It is very common when people begin to do Meditation, that they worry about losing valuable memories of their past.
This is because novice meditators are instructed to "discard" the "pictures" which have built up during their lives.
The truth is of course that these memories do not cease to exist. Instead they are cleansed of the attachments and emotions that cause us #regret and #pain. If anything our memories are sharpened and freed from potentially negative connections.
I remember being told many years ago, that our mind was like an onion. Even though we peel off the outer layers of our memories, many dozens of layers still remain below. And the sting of the onion remains, until the last layer is finally removed.

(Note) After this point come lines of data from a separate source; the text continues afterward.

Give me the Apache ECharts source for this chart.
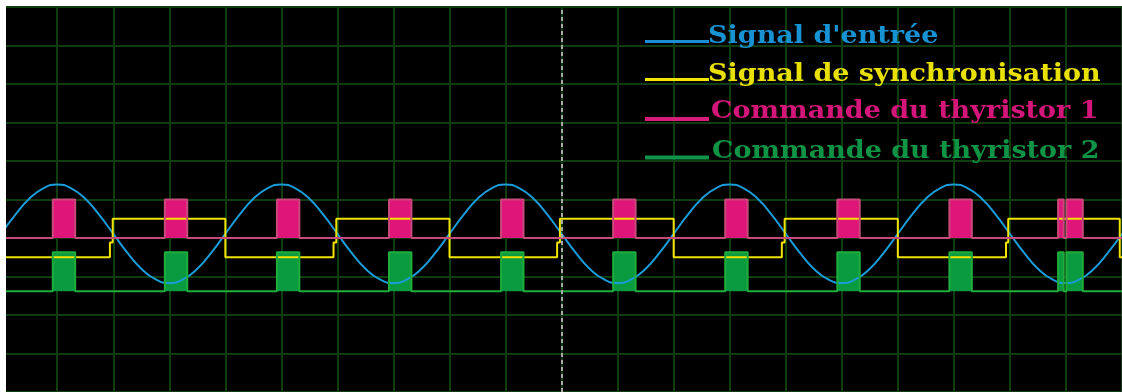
<!DOCTYPE html>
<html>
<head>
<meta charset="utf-8">
<script src="https://cdn.jsdelivr.net/npm/echarts@6/dist/echarts.min.js"></script>
<style>
  html, body { margin: 0; padding: 0; background: #ffffff; }
  #chart { width: 1122px; height: 392px; }
</style>
</head>
<body>
<div id="chart"></div>
<script>
// Time is measured in screen divisions (20 across), amplitudes in divisions (10 high).

// Input signal, sampled every quarter division
const inputStep = 0.25;
const inputSignal = [
  4.11, 4.60, 5.02, 5.29, 5.39, 5.29, 5.02, 4.60, 4.11, 3.62, 3.20, 2.93, 2.83, 2.93, 3.20, 3.62,
  4.11, 4.60, 5.02, 5.29, 5.39, 5.29, 5.02, 4.60, 4.11, 3.62, 3.20, 2.93, 2.83, 2.93, 3.20, 3.62,
  4.11, 4.60, 5.02, 5.29, 5.39, 5.29, 5.02, 4.60, 4.11, 3.62, 3.20, 2.93, 2.83, 2.93, 3.20, 3.62,
  4.11, 4.60, 5.02, 5.29, 5.39, 5.29, 5.02, 4.60, 4.11, 3.62, 3.20, 2.93, 2.83, 2.93, 3.20, 3.62,
  4.11, 4.60, 5.02, 5.29, 5.39, 5.29, 5.02, 4.60, 4.11, 3.62, 3.20, 2.93, 2.83, 2.93, 3.20, 3.62,
  4.11
];

// Synchronisation square wave
const syncLow = 3.5;
const syncMid = 3.88;
const syncHigh = 4.5;
const syncStepTimes = [1.94, 5.93, 9.92, 13.93, 17.93];
const syncRiseTimes = [1.99, 5.98, 9.97, 13.98, 17.97];
const syncFallTimes = [4.0, 8.0, 12.0, 16.0, 19.96];

// Gate pulses, thyristor 1
const gate1Low = 4.0;
const gate1High = 5.0;
const gate1Start = [0.92, 2.92, 4.92, 6.92, 8.92, 10.92, 12.92, 14.92, 16.92, 18.86, 19.01];
const gate1End   = [1.32, 3.32, 5.32, 7.32, 9.32, 11.32, 13.32, 15.32, 17.32, 18.96, 19.30];

// Gate pulses, thyristor 2
const gate2Low = 2.62;
const gate2High = 3.63;
const gate2Start = [0.92, 2.92, 4.92, 6.92, 8.92, 10.92, 12.92, 14.92, 16.92, 18.86, 19.01];
const gate2End   = [1.32, 3.32, 5.32, 7.32, 9.32, 11.32, 13.32, 15.32, 17.32, 18.96, 19.30];

// Cursor position
const cursorTime = 10;

const seriesNames = [
  "Signal d'entrée",
  'Signal de synchronisation',
  'Commande du thyristor 1',
  'Commande du thyristor 2'
];
const legendTextColors = ['#1792d2', '#e8e000', '#d4157a', '#0e9444'];
const legendLineColors = ['#1a90d2', '#f2e600', '#d81e7a', '#10944a'];

const tMin = 0, tMax = 20;

// Build point lists for the line series
const inputData = inputSignal.map((v, i) => [i * inputStep, v]);

const syncData = [[tMin, syncLow]];
syncStepTimes.forEach((ts, i) => {
  syncData.push([ts, syncLow], [ts, syncMid], [syncRiseTimes[i], syncMid],
                [syncRiseTimes[i], syncHigh], [syncFallTimes[i], syncHigh], [syncFallTimes[i], syncLow]);
});
syncData.push([tMax, syncLow]);

function pulseTrain(starts, ends, low, high) {
  const pts = [[tMin, low]];
  starts.forEach((s, i) => {
    pts.push([s, low], [s, high], [ends[i], high], [ends[i], low]);
  });
  pts.push([tMax, low]);
  return pts;
}
const gate1Data = pulseTrain(gate1Start, gate1End, gate1Low, gate1High);
const gate2Data = pulseTrain(gate2Start, gate2End, gate2Low, gate2High);

const chart = echarts.init(document.getElementById('chart'), null, { renderer: 'canvas' });

const gridColor = '#0f3d0f';

// Legend block (line sample + wide bold serif label) in the upper right
const legendLineY = [41.5, 79.5, 119, 157.5];
const legendLineH = [3, 3, 4, 4];
const legendTextX = [708, 708, 711, 712];
const legendTextY = [37, 75, 112, 152];
const legendGraphics = [];
seriesNames.forEach((name, i) => {
  legendGraphics.push({
    type: 'rect',
    shape: { x: 645, y: legendLineY[i] - legendLineH[i] / 2, width: 64, height: legendLineH[i] },
    style: { fill: legendLineColors[i] },
    z: 50
  });
  legendGraphics.push({
    type: 'text',
    x: legendTextX[i],
    y: legendTextY[i],
    scaleX: 1.125,
    style: {
      text: name,
      fill: legendTextColors[i],
      font: 'bold 24px "DejaVu Serif"',
      textAlign: 'left',
      textVerticalAlign: 'middle'
    },
    z: 50
  });
});

chart.setOption({
  animation: false,
  backgroundColor: '#ffffff',
  grid: {
    left: 1.2, top: 7, width: 1121, height: 387,
    show: true, backgroundColor: '#000000', borderWidth: 0
  },
  xAxis: {
    type: 'value', min: tMin, max: tMax, interval: 1,
    axisLine: { show: false }, axisTick: { show: false }, axisLabel: { show: false },
    splitLine: { show: true, lineStyle: { color: gridColor, width: 2 } }
  },
  yAxis: {
    type: 'value', min: 0, max: 10, interval: 1,
    axisLine: { show: false }, axisTick: { show: false }, axisLabel: { show: false },
    splitLine: { show: true, lineStyle: { color: gridColor, width: 2 } }
  },
  series: [
    {
      name: seriesNames[0], type: 'line', data: inputData, smooth: 0.5,
      showSymbol: false, lineStyle: { color: '#1b9cd8', width: 2 }
    },
    {
      name: seriesNames[1], type: 'line', data: syncData,
      showSymbol: false, lineStyle: { color: '#f0e400', width: 2 }
    },
    {
      name: seriesNames[2], type: 'line', data: gate1Data,
      showSymbol: false, lineStyle: { color: '#c84a7a', width: 2 },
      areaStyle: { color: '#e0157a', opacity: 1, origin: gate1Low }
    },
    {
      name: seriesNames[3], type: 'line', data: gate2Data,
      showSymbol: false, lineStyle: { color: '#1fae3c', width: 2 },
      areaStyle: { color: '#0a9a40', opacity: 1, origin: gate2Low },
      markLine: {
        silent: true, symbol: 'none', label: { show: false },
        lineStyle: { color: '#a8a8a8', type: [4, 3], width: 2 },
        data: [{ xAxis: cursorTime }]
      }
    }
  ],
  graphic: [
    { type: 'rect', shape: { x: 0, y: 0, width: 6, height: 392 }, style: { fill: '#ffffff' }, z: 100 }
  ].concat(legendGraphics)
});
</script>
</body>
</html>
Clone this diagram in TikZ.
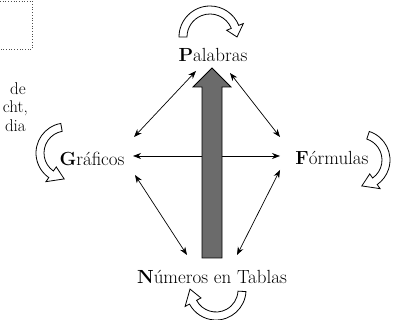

Sometimes after we have discarded our past, over several sessions, we imagine that nothing remains.
We are left feeling invigorated and at peace. It feels as if there is nothing left to remove.
We sit there pondering the need to continue, when suddenly like a wave, a new set of memories come surging up from below.
The key to Meditation is #persistence and #patience.
From my own experience, one of the most profound discoveries during Meditation, came to me, in relation to my need to "collect".
I have many collections, some of them dating back many years.
During my practice at Sydney Meditation, I suddenly caught glimpses, of myself sitting at a kitchen table.
I was very young and I was seated next to my Nana (my Grandmother).
We were steaming the labels off matchboxes and laying them out to dry on a clean tea towel. Each of the labels were then carefully positioned and glued into a purpose made, matchbox collection book. Federal Matches, in Australia use to print a variety of collectable labels.
Suddenly I understood where my interest in collecting had come from. I could feel the #love from my Grandmother, as she sat there, helping make my Matchbox book.
I remembered at that moment, equating collecting with feelings of love and #acceptance. While I have never forgotten this experience, my Meditation has removed my obsessive behaviour and my impulsive need to possess.